Don’t count on the housing market recovery

Thursday 15 February 2018

Falling prices and tepid sales characterise the January data from REINZ – and that leaves economists warning the current market resurgence won’t last.

By Miriam Bell

It was a rocky road for median prices in markets around the country in the first month of 2018, with many seeing significant drops on December 2017.

The national median price was down by 5.5% to $520,000 in January, as compared to $550,000 in December.

Despite this fall, once seasonally adjusted, it was still up by 7.0% on the national median price of $485,500 recorded in January 2017.

Auckland’s median price was down by 4.8% to $820,000 in January, as compared to $861,000 in December.

Once seasonally adjusted, it was down by 1.8% on January 2017’s median price of $830,000. It is also well down on its March 2017 peak of $905,000.

Of the other major centres, Wellington’s median price dropped to $500,000 in January from $560,000 in December – although it was up by 26.7% year-on-year.

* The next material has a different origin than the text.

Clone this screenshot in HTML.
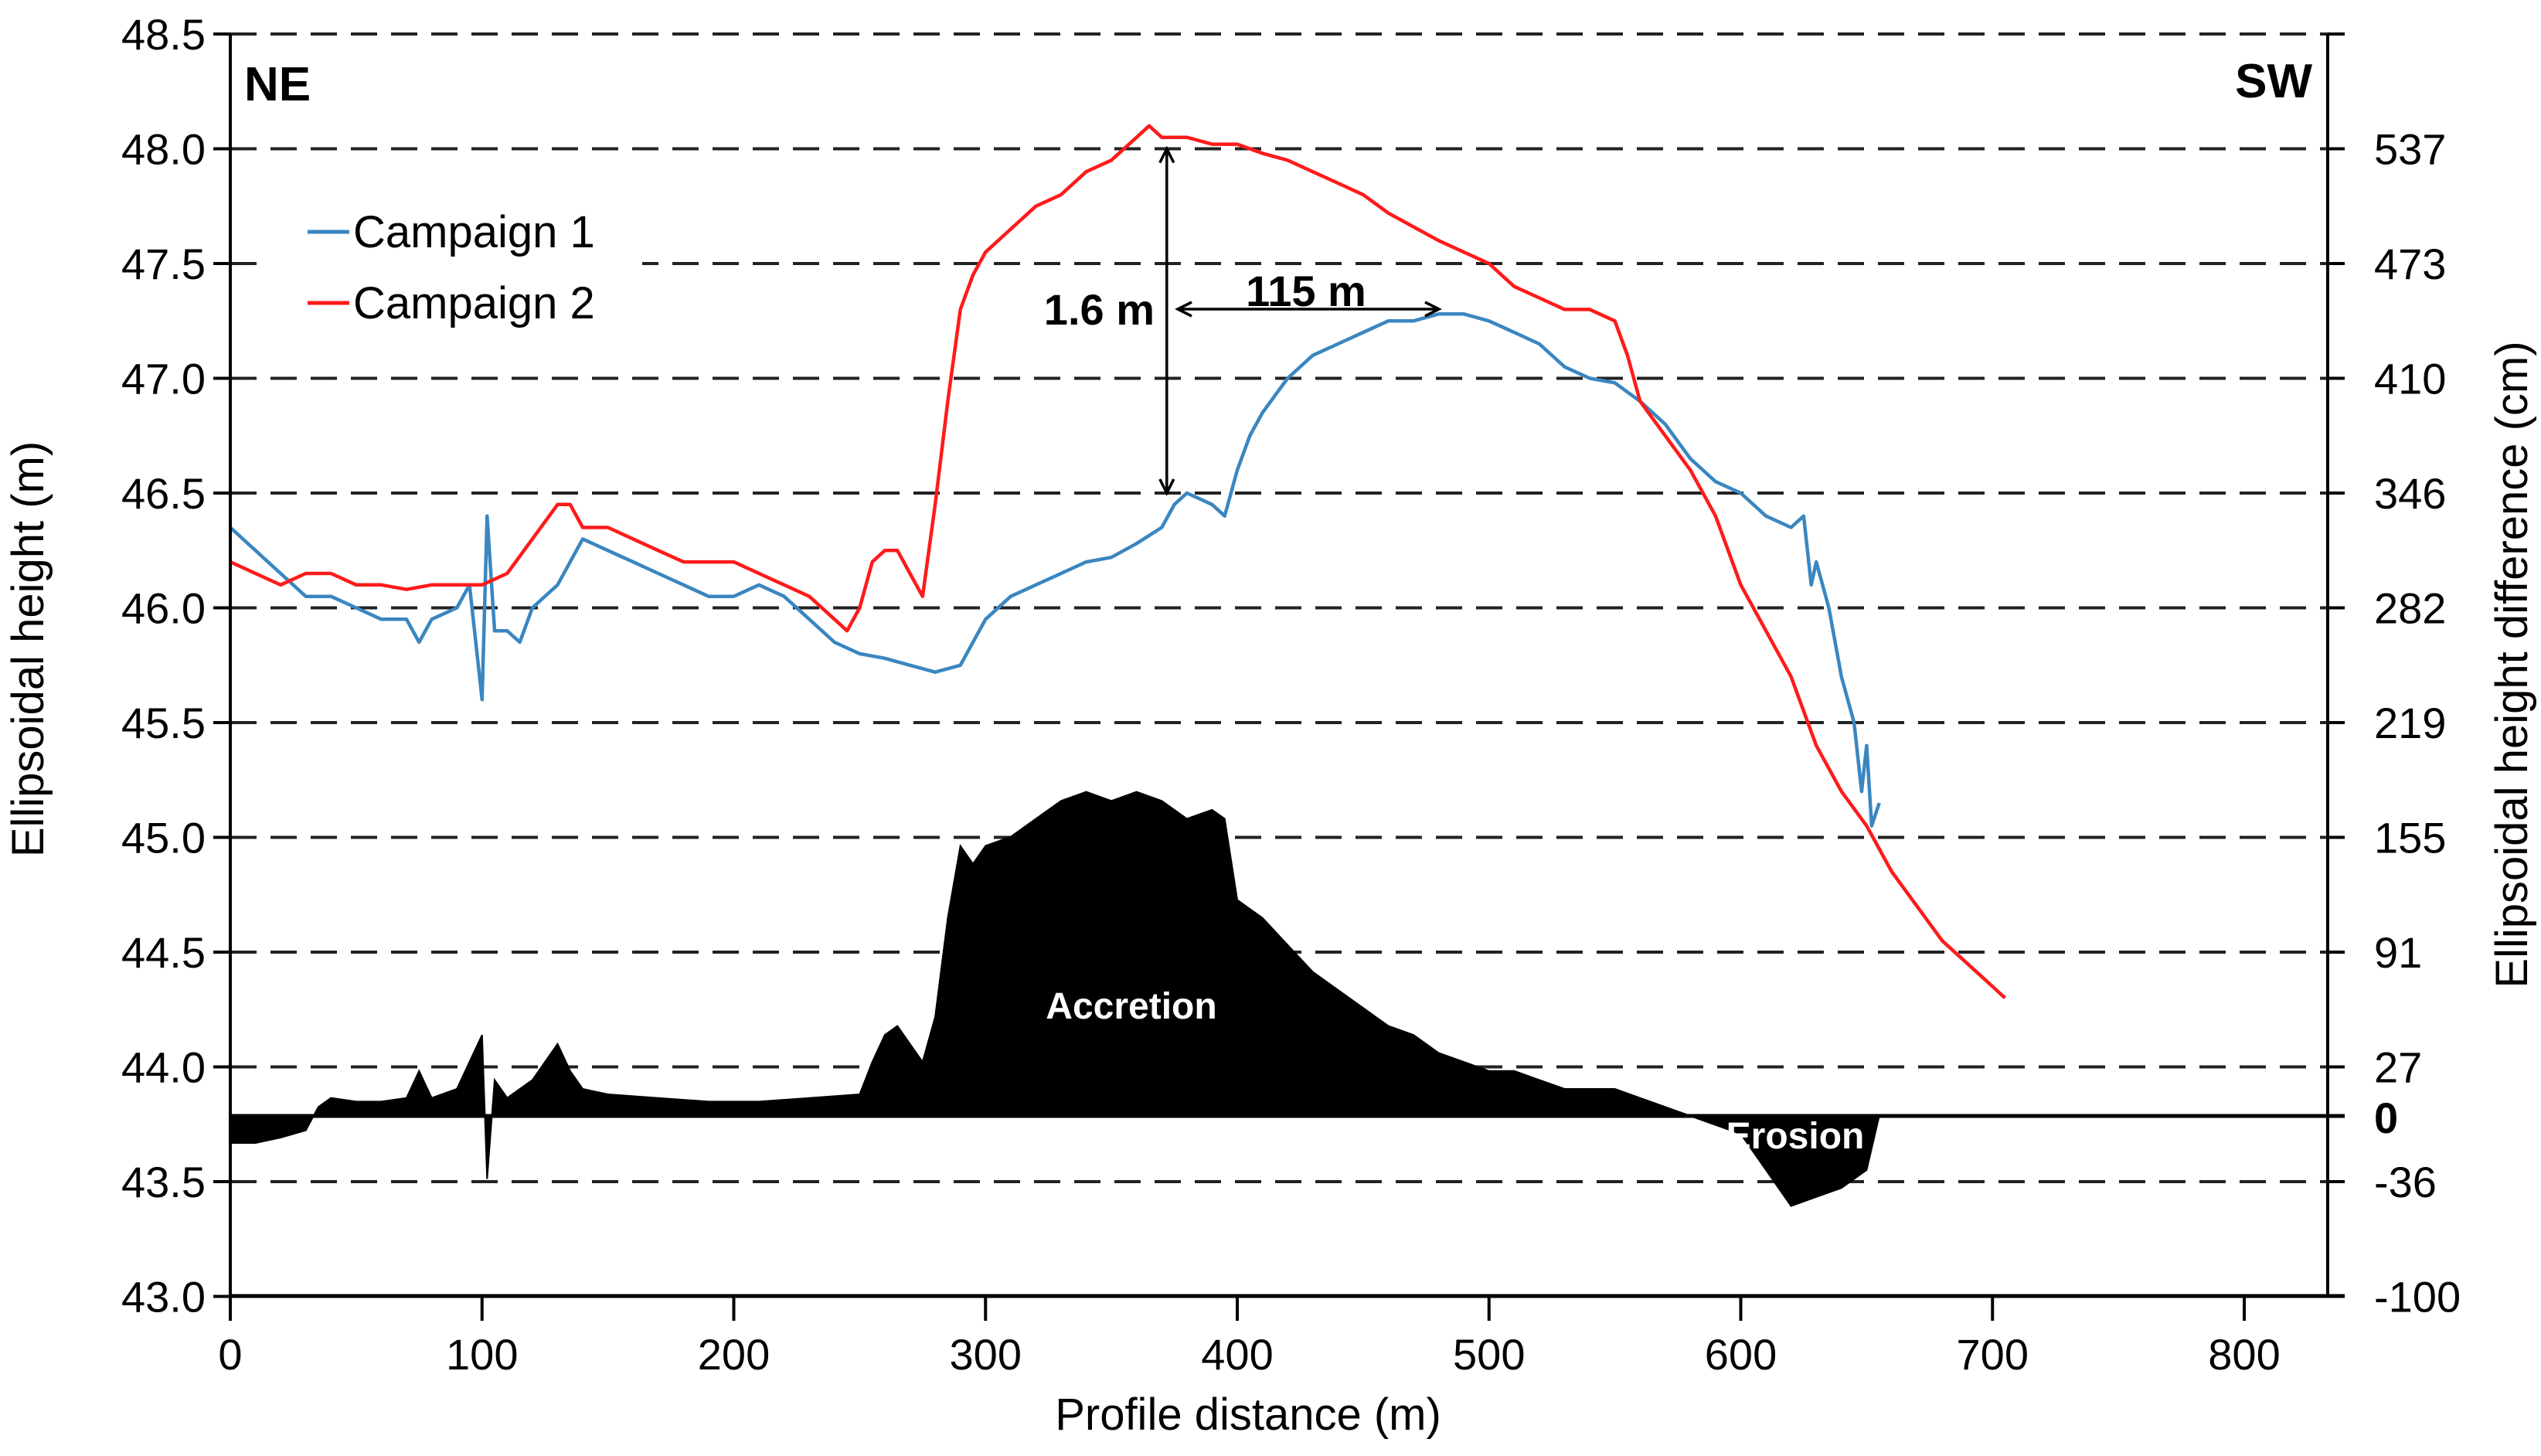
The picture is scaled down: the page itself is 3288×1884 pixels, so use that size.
<!DOCTYPE html>
<html><head><meta charset="utf-8"><style>
body{margin:0;background:#fff}
svg{display:block;font-family:"Liberation Sans",sans-serif}
</style></head><body>
<svg id="chart" width="3288" height="1884" viewBox="0 0 3288 1884" xmlns="http://www.w3.org/2000/svg">
<g id="grid"></g>
<g id="diff"></g>
<g id="series"></g>
<g id="axes"></g>
</svg>
<script>
const xTicks=[0,100,200,300,400,500,600,700,800];
const yTicks=[43.0,43.5,44.0,44.5,45.0,45.5,46.0,46.5,47.0,47.5,48.0,48.5];
const rightLabels=["-100","-36","27","91","155","219","282","346","410","473","537"];
const c1Dist=[0,5,10,20,30,40,50,60,70,75,80,90,95,100,102,105,110,115,120,130,140,150,160,170,180,190,200,210,220,230,240,250,260,270,280,290,295,300,310,320,330,340,350,360,370,375,380,390,395,400,405,410,420,430,440,450,460,470,480,490,500,510,520,530,540,550,560,570,580,590,600,610,620,625,628,630,635,640,645,648,650,652,655];
const c1Val=[46.35,46.3,46.25,46.15,46.05,46.05,46.0,45.95,45.95,45.85,45.95,46.0,46.1,45.6,46.4,45.9,45.9,45.85,46.0,46.1,46.3,46.25,46.2,46.15,46.1,46.05,46.05,46.1,46.05,45.95,45.85,45.8,45.78,45.75,45.72,45.75,45.85,45.95,46.05,46.1,46.15,46.2,46.22,46.28,46.35,46.45,46.5,46.45,46.4,46.6,46.75,46.85,47.0,47.1,47.15,47.2,47.25,47.25,47.28,47.28,47.25,47.2,47.15,47.05,47.0,46.98,46.9,46.8,46.65,46.55,46.5,46.4,46.35,46.4,46.1,46.2,46.0,45.7,45.5,45.2,45.4,45.05,45.15];
const c2Dist=[0,10,20,30,40,50,60,70,80,90,100,110,120,130,135,140,150,160,170,180,190,200,210,220,230,240,245,250,255,260,265,270,275,280,285,290,295,300,310,320,330,340,350,360,365,370,380,390,400,410,420,430,440,450,460,470,480,490,500,510,520,530,540,550,555,560,570,580,590,600,610,620,630,640,650,660,670,680,690,700,705];
const c2Val=[46.2,46.15,46.1,46.15,46.15,46.1,46.1,46.08,46.1,46.1,46.1,46.15,46.3,46.45,46.45,46.35,46.35,46.3,46.25,46.2,46.2,46.2,46.15,46.1,46.05,45.95,45.9,46.0,46.2,46.25,46.25,46.15,46.05,46.45,46.9,47.3,47.45,47.55,47.65,47.75,47.8,47.9,47.95,48.05,48.1,48.05,48.05,48.02,48.02,47.98,47.95,47.9,47.85,47.8,47.72,47.66,47.6,47.55,47.5,47.4,47.35,47.3,47.3,47.25,47.1,46.9,46.75,46.6,46.4,46.1,45.9,45.7,45.4,45.2,45.05,44.85,44.7,44.55,44.45,44.35,44.3];
const dDist=[0,10,20,30,35,40,50,60,70,75,80,90,95,100,102,105,110,120,125,130,135,140,150,170,190,210,230,250,255,260,265,270,275,280,285,290,295,300,310,320,330,340,350,360,370,380,390,395,400,410,420,430,440,450,460,470,480,490,500,510,520,530,540,550,560,570,580,590,600,610,620,630,640,650,655];
const dVal=[-15,-15,-12,-8,5,10,8,8,10,25,10,15,30,45,-35,20,10,20,30,40,25,15,12,10,8,8,10,12,30,45,50,40,30,55,110,150,140,150,155,165,175,180,175,180,175,165,170,165,120,110,95,80,70,60,50,45,35,30,25,25,20,15,15,15,10,5,0,-5,-10,-30,-50,-45,-40,-30,0];

const X0=298,XS=3.2575,YTOP=44,YPM=297,Z0=1444,CMS=2.33,L=298,R=3012,B=1677;
const xs=d=>X0+d*XS, ys=v=>YTOP+(48.5-v)*YPM, yd=c=>Z0-c*CMS;
const NS="http://www.w3.org/2000/svg";
function mk(tag,parent,attrs,text){const e=document.createElementNS(NS,tag);for(const k in attrs)e.setAttribute(k,attrs[k]);if(text!==undefined)e.textContent=text;parent.appendChild(e);return e;}
const grid=document.getElementById('grid'),axes=document.getElementById('axes'),series=document.getElementById('series'),diff=document.getElementById('diff'),svg=document.getElementById('chart');

yTicks.forEach((v,i)=>{
  const y=ys(v);
  if(i>0){const g=mk('line',grid,{x1:L,x2:R,y1:y,y2:y,stroke:'#222','stroke-width':4,'stroke-dasharray':'34 18'});
  
  }
  mk('line',axes,{x1:L-22,x2:L,y1:y,y2:y,stroke:'#000','stroke-width':4});
  mk('line',axes,{x1:R,x2:R+22,y1:y,y2:y,stroke:'#000','stroke-width':4});
  const t=mk('text',axes,{x:L-32,y:y+20,'text-anchor':'end','font-size':56},v.toFixed(1));
  
  
  if(i<rightLabels.length){const r=mk('text',axes,{x:3072,y:y+20,'font-size':56},rightLabels[i]);
  
  }
});
const lb=mk('rect',grid,{x:344,y:245,width:487,height:180,fill:'#fff'});



let dp='M'+xs(dDist[0])+','+Z0;
dDist.forEach((d,i)=>{dp+=' L'+xs(d).toFixed(1)+','+yd(dVal[i]).toFixed(1);});
dp+=' L'+xs(dDist[dDist.length-1])+','+Z0+' Z';
const da=mk('path',diff,{d:dp,fill:'#000',stroke:'#000','stroke-width':2});


const zl=mk('line',diff,{x1:L,x2:R+22,y1:Z0,y2:Z0,stroke:'#000','stroke-width':5});



function line(dist,val,color,name){
  const p=dist.map((d,i)=>(i?'L':'M')+xs(d).toFixed(1)+','+ys(val[i]).toFixed(1)).join(' ');
  const e=mk('path',series,{d:p,fill:'none',stroke:color,'stroke-width':4.5,'stroke-linejoin':'round'});
  
  
}
line(c1Dist,c1Val,'#3a86c0','campaign-1-line');
line(c2Dist,c2Val,'#ff1a1a','campaign-2-line');

mk('line',axes,{x1:L,x2:L,y1:ys(48.5),y2:B,stroke:'#000','stroke-width':4});
mk('line',axes,{x1:R,x2:R,y1:ys(48.5),y2:B,stroke:'#000','stroke-width':4});
mk('line',axes,{x1:L,x2:R+22,y1:B,y2:B,stroke:'#000','stroke-width':5});
xTicks.forEach(d=>{
  mk('line',axes,{x1:xs(d),x2:xs(d),y1:B,y2:B+32,stroke:'#000','stroke-width':4});
  const t=mk('text',axes,{x:xs(d),y:1772,'text-anchor':'middle','font-size':56},String(d));
  
  
});
const ann=[
 ['text',{x:1615,y:1850,'text-anchor':'middle','font-size':58},'Profile distance (m)','x-axis-title'],
 ['text',{x:0,y:0,'text-anchor':'middle','font-size':58,transform:'translate(56,840) rotate(-90)'},'Ellipsoidal height (m)','y-axis-title'],
 ['text',{x:0,y:0,'text-anchor':'middle','font-size':58,transform:'translate(3270,860) rotate(-90)'},'Ellipsoidal height difference (cm)','y2-axis-title'],
 ['text',{x:3072,y:1466,'font-size':56,'font-weight':'bold'},'0','y2-zero-label'],
 ['text',{x:316,y:130,'font-size':62,'font-weight':'bold'},'NE','ne-label'],
 ['text',{x:2992,y:126,'text-anchor':'end','font-size':62,'font-weight':'bold'},'SW','sw-label'],
 ['text',{x:1464,y:1318,'text-anchor':'middle','font-size':48,'font-weight':'bold',fill:'#fff'},'Accretion','accretion-label'],
 ['text',{x:2323,y:1486,'text-anchor':'middle','font-size':48,'font-weight':'bold',fill:'#fff'},'Erosion','erosion-label'],
 ['text',{x:1494,y:420,'text-anchor':'end','font-size':56,'font-weight':'bold'},'1.6 m','height-annotation'],
 ['text',{x:1690,y:396,'text-anchor':'middle','font-size':56,'font-weight':'bold'},'115 m','distance-annotation'],
 ['text',{x:457,y:320,'font-size':58},'Campaign 1','legend-entry-campaign-1'],
 ['text',{x:457,y:412,'font-size':58},'Campaign 2','legend-entry-campaign-2']
];
ann.forEach(a=>{const e=mk(a[0],svg,a[1],a[2]);
  
  });
const l1=mk('line',svg,{x1:398,x2:452,y1:300,y2:300,stroke:'#3a86c0','stroke-width':5});


const l2=mk('line',svg,{x1:398,x2:452,y1:392,y2:392,stroke:'#ff1a1a','stroke-width':5});


const ax=xs(372),ay1=ys(48.0),ay2=ys(46.5);
const va=mk('path',svg,{d:`M${ax},${ay1} L${ax},${ay2} M${ax-9},${ay1+18} L${ax},${ay1} L${ax+9},${ay1+18} M${ax-9},${ay2-18} L${ax},${ay2} L${ax+9},${ay2-18}`,stroke:'#000','stroke-width':3.5,fill:'none'});


const hy=400,hx1=1524,hx2=1862;
const ha=mk('path',svg,{d:`M${hx1},${hy} L${hx2},${hy} M${hx1+18},${hy-9} L${hx1},${hy} L${hx1+18},${hy+9} M${hx2-18},${hy-9} L${hx2},${hy} L${hx2-18},${hy+9}`,stroke:'#000','stroke-width':3.5,fill:'none'});


</script>
</body></html>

Christchurch’s median price continued to flat-line on $439,000, which was a fall from December and exactly the same as January 2017.

Likewise, Hamilton’s median price saw a significant drop to $500,000 in January, as compared to December and it crept up by just 1.% on January 2017’s price.

In contrast, several regions did see strong year-on-year price growth – with Otago (up 32.9% to $475,000) and Hawke’s Bay (up 18.4% to $438,000) leading the way.

Sales activity around the country has plummeted in recent months and January’s sales volumes indicate an ongoing struggle.

Nationally, there was a 3.0% decline in sales (once seasonally adjusted) in January, as compared to December.

Both Auckland and Wellington saw sales drop in January as compared to December, by 8.2% and 12.1% respectively, once seasonally adjusted.

However, REINZ chief executive Bindi Norwell says sales activity was up year-on-year both nationally and in many regions around the country.

Nationally, sales volumes were up by 2.7% year-on-year, although once seasonally adjusted they were down by 0.6%.

Norwell says January’s warmer weather helped sales, as it’s the first time they’ve seen a positive year-on-year sales increase in 19 months.

“There were some really positive figures from around the country, with 11 out of 16 regions experiencing an increase in sales when compared to the same time last year.”

The REINZ HPI shows the housing market is in a strong position for the month of January, she says.

“While people are taking more time to purchase, listings are still low compared to previous years highlighting that buyers are still facing a shortage of choice – particularly in areas such as the Hawke’s Bay and Wellington.”

Westpac chief economist Dominick Stephens says the January data is a little softer than the preceding three months.

But housing market data can be choppy on a month to month basis, particularly around the holiday season, so he is reading little into this.

Stephens says the housing market is enjoying a slight resurgence and recent falls in mortgages rates plus the easing of the LVRs mean the buoyancy is likely to continue for a few more months.

“However, later this year we would expect fixed mortgage rates to start increasing, and the government's policy program of cooling the housing market will bear on the market.

“We expect the housing market to slow later in the year and prices to fall slightly at that time.”

For ASB economist Kim Mundy, the data highlights that the housing market has yet to stage a convincing comeback and is likely to continue to move in fits and starts for a while longer.

“The opposing forces of legislative changes vs. still-strong population growth and low housing supply means that the market is likely to continue to be buffeted around for some time,” she says.

“Looking forward, we continue to expect housing shortfalls and population growth to provide a floor to house prices over 2018.”